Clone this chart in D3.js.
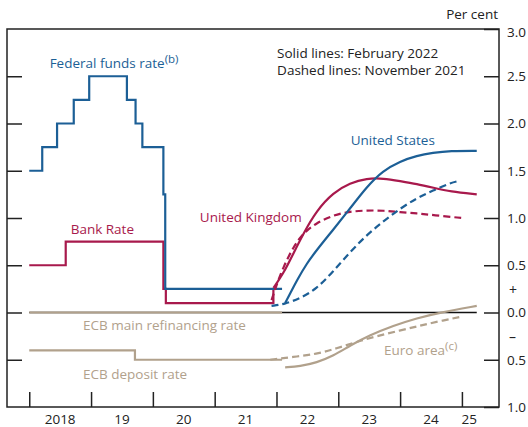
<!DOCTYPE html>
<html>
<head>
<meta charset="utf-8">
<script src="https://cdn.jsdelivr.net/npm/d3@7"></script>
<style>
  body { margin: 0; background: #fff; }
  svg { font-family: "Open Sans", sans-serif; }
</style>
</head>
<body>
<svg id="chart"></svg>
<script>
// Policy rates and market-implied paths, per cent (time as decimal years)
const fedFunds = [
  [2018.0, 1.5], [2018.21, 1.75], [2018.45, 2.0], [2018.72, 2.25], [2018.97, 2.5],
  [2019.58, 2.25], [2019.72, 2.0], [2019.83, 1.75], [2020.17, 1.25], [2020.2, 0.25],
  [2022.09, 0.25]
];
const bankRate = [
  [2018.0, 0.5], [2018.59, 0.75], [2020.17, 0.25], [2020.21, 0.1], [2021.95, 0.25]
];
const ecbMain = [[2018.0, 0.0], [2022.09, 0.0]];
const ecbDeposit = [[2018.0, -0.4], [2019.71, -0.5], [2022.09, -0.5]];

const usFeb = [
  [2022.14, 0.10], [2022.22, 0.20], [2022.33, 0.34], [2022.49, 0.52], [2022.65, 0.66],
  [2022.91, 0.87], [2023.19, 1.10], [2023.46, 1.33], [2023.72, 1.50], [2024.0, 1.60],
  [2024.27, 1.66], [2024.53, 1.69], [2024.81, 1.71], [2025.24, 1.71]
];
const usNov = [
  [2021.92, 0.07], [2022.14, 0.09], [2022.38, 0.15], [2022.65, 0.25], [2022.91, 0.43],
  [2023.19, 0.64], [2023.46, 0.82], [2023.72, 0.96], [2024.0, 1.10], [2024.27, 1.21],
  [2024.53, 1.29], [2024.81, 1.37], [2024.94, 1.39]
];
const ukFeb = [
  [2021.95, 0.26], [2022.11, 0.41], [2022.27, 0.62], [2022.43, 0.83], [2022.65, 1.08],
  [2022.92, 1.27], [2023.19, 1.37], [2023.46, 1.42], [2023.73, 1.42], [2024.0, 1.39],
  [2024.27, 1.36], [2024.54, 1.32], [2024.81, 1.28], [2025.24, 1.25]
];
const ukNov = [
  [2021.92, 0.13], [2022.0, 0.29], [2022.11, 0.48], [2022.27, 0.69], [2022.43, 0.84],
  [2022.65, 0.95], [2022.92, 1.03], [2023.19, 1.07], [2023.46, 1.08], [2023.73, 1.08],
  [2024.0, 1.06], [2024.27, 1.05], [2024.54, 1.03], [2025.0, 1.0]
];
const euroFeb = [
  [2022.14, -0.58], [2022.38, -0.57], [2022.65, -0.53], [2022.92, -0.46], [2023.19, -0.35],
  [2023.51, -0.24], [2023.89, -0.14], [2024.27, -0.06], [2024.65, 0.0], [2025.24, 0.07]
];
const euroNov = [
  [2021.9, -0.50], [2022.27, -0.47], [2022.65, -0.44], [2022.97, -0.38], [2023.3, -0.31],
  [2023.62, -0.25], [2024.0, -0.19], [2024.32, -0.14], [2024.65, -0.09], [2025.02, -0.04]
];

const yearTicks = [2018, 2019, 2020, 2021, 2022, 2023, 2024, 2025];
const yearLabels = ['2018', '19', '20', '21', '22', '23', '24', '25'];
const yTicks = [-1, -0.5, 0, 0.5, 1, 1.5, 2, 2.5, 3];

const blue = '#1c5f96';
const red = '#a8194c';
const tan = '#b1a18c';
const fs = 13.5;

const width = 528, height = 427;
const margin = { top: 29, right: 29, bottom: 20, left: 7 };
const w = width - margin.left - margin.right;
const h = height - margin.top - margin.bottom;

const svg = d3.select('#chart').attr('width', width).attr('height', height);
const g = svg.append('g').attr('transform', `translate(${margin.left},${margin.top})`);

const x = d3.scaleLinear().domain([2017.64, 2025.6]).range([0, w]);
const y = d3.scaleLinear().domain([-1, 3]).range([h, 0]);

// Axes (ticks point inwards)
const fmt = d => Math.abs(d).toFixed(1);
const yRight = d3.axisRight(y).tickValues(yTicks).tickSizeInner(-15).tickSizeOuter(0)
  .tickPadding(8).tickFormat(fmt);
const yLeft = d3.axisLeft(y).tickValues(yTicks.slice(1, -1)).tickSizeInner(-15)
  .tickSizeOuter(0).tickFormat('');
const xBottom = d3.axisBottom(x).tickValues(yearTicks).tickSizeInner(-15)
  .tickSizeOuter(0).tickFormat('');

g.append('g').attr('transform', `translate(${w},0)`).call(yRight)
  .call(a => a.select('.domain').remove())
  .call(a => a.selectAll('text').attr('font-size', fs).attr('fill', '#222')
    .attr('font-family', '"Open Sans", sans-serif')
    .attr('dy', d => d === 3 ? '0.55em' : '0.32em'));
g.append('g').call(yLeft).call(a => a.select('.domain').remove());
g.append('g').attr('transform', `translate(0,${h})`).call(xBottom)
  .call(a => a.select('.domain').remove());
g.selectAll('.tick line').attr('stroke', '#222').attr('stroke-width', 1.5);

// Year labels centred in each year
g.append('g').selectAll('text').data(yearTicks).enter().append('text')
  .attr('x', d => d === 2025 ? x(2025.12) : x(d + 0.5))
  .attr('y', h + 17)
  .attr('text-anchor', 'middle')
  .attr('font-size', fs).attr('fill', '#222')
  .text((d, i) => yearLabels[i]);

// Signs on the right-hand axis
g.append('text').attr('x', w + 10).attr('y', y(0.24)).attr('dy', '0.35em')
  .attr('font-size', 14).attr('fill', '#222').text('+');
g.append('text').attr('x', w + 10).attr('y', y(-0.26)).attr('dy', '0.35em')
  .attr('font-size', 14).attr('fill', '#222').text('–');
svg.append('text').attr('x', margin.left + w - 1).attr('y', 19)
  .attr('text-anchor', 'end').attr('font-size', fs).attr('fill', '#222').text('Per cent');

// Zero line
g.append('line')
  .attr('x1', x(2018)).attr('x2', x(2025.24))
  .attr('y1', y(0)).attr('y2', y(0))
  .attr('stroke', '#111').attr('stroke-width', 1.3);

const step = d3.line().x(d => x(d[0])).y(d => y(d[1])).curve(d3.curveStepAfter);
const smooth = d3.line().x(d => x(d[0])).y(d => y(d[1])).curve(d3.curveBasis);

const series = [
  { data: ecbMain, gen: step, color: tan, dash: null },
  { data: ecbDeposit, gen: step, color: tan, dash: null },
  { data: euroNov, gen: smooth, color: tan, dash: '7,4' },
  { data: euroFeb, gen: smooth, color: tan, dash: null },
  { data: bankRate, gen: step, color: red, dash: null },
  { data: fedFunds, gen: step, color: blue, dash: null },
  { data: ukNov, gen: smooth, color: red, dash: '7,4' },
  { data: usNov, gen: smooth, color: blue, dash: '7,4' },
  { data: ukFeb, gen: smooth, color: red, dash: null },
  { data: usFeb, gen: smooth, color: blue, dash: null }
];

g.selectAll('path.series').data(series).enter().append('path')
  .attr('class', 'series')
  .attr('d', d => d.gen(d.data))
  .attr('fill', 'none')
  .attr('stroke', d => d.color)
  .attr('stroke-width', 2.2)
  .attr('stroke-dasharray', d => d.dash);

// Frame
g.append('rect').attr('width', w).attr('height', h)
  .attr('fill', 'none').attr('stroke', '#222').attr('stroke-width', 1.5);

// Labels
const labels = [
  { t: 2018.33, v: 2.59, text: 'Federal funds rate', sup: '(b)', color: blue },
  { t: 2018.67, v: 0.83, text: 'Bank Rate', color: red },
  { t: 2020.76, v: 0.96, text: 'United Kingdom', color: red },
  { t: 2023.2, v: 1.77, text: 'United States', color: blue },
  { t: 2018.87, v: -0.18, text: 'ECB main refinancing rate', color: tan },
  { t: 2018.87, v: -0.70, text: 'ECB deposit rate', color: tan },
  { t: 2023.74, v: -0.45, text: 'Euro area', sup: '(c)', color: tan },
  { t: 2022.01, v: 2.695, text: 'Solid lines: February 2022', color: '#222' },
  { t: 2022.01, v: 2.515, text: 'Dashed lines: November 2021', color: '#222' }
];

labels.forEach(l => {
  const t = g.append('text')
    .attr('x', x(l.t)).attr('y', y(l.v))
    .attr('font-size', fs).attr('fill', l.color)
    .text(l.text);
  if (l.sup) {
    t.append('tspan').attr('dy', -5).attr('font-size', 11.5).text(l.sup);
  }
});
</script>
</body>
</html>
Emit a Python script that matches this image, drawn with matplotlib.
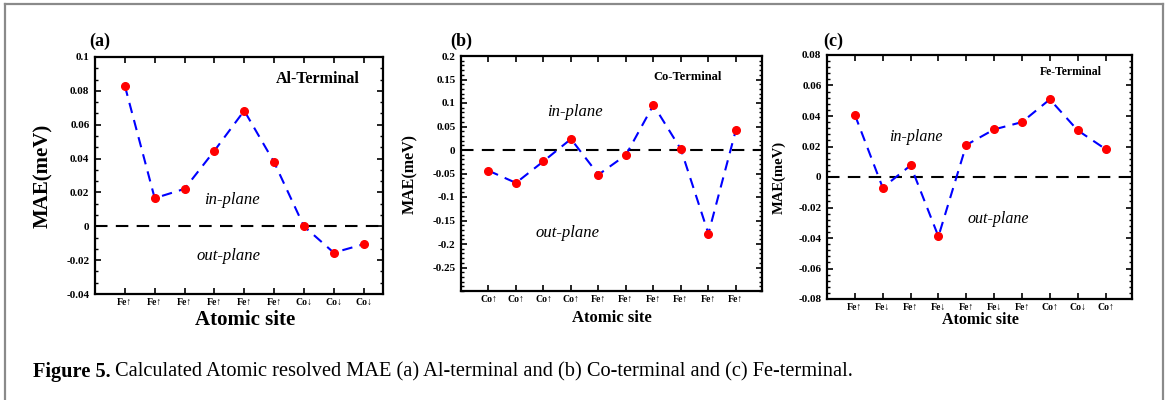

Instruction -
Start at the first line of the records and write out everything up to and including the line containing "-0.5], [2022.09, -0.5]];". No pictures.

Response -
Clone this chart in D3.js.
<!DOCTYPE html>
<html>
<head>
<meta charset="utf-8">
<script src="https://cdn.jsdelivr.net/npm/d3@7"></script>
<style>
  body { margin: 0; background: #fff; }
  svg { font-family: "Open Sans", sans-serif; }
</style>
</head>
<body>
<svg id="chart"></svg>
<script>
// Policy rates and market-implied paths, per cent (time as decimal years)
const fedFunds = [
  [2018.0, 1.5], [2018.21, 1.75], [2018.45, 2.0], [2018.72, 2.25], [2018.97, 2.5],
  [2019.58, 2.25], [2019.72, 2.0], [2019.83, 1.75], [2020.17, 1.25], [2020.2, 0.25],
  [2022.09, 0.25]
];
const bankRate = [
  [2018.0, 0.5], [2018.59, 0.75], [2020.17, 0.25], [2020.21, 0.1], [2021.95, 0.25]
];
const ecbMain = [[2018.0, 0.0], [2022.09, 0.0]];
const ecbDeposit = [[2018.0, -0.4], [2019.71, -0.5], [2022.09, -0.5]];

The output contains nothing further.